To analyze a 28-year single-center experience with orthotopic liver transplantation (OLT) for patients with irreversible liver failure.


The implementation of the model for end-stage liver disease (MELD) in 2002 represented a fundamental shift in liver donor allocation to recipients with the highest acuity, raising concerns about posttransplant outcome and morbidity.


Outcomes and factors affecting survival were analyzed in 5347 consecutive OLTs performed in 3752 adults and 822 children between 1984 and 2012, including comparisons of recipient and donor characteristics, graft and patient outcomes, and postoperative morbidity before (n = 3218) and after (n = 2129) implementation of the MELD allocation system. Independent predictors of survival were identified.

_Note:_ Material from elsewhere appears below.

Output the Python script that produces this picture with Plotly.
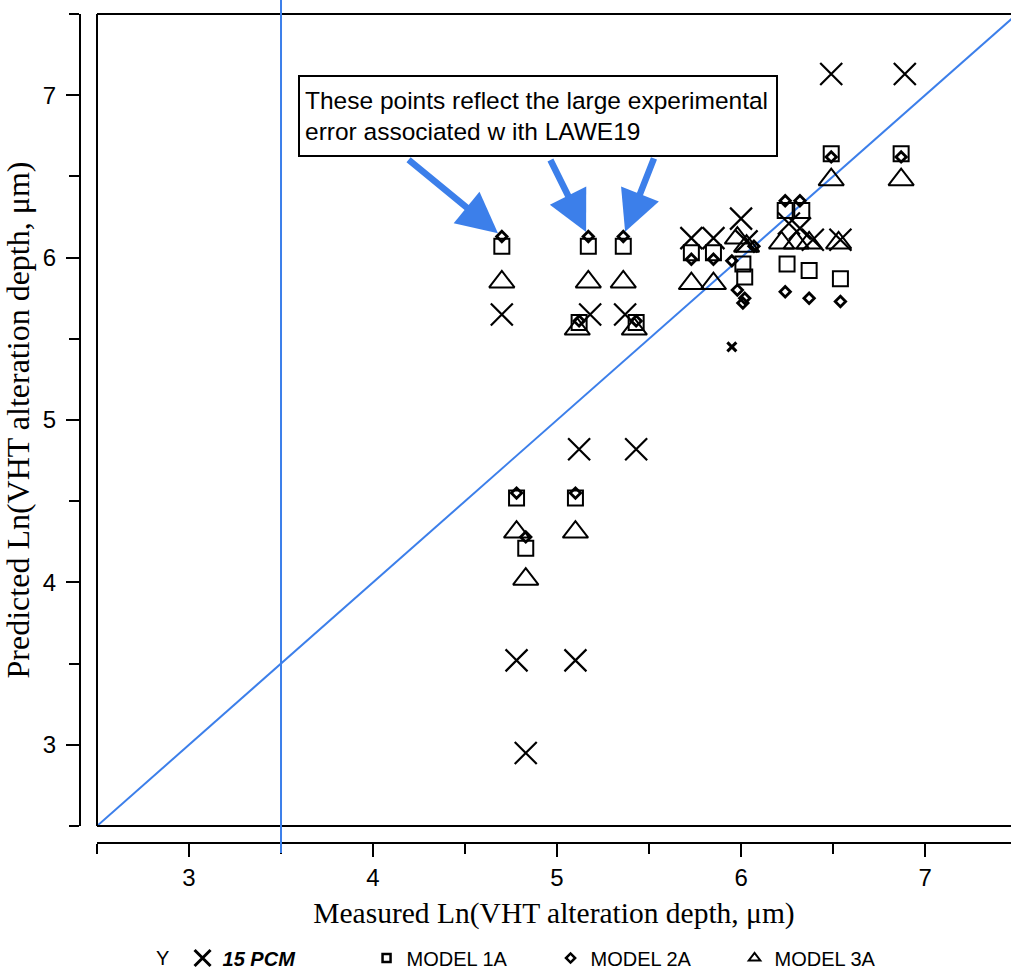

Overall, 1-, 5-, 10-, and 20-year patient and graft survival estimates were 82%, 70%, 63%, 52%, and 73%, 61%, 54%, 43%, respectively. Recipient survival was best in children with biliary atresia and worst in adults with malignancy. Post-MELD era recipients were older (54 vs 49, P < 0.001), more likely to be hospitalized (50% vs 47%, P = 0.026) and receiving pretransplant renal replacement therapy (34% vs 12%, P < 0.001), and had significantly greater laboratory MELD scores (28 vs 19, P < 0.001), longer wait-list times (270 days vs 186 days, P < 0.001), and pretransplant hospital stays (10 days vs 8 days, P < 0.001). Despite increased acuity, post-MELD era recipients achieved superior 1-, 5-, and 10-year patient survival (82%, 70%, and 65% vs 77%, 66%, and 58%, P < 0.001) and graft survival (78%, 66%, and 61% vs 69%, 58%, and 51%, P < 0.001) compared with pre-MELD recipients. Of 17 recipient and donor variables, era of transplantation, etiology of liver disease, recipient and donor age, prior transplantation, MELD score, hospitalization at time of OLT, and cold and warm ischemia time were independent predictors of survival.


We present the world's largest reported single-institution experience with OLT. Despite increasing acuity in post-MELD era recipients, patient and graft survival continues to improve, justifying the "sickest first" allocation approach.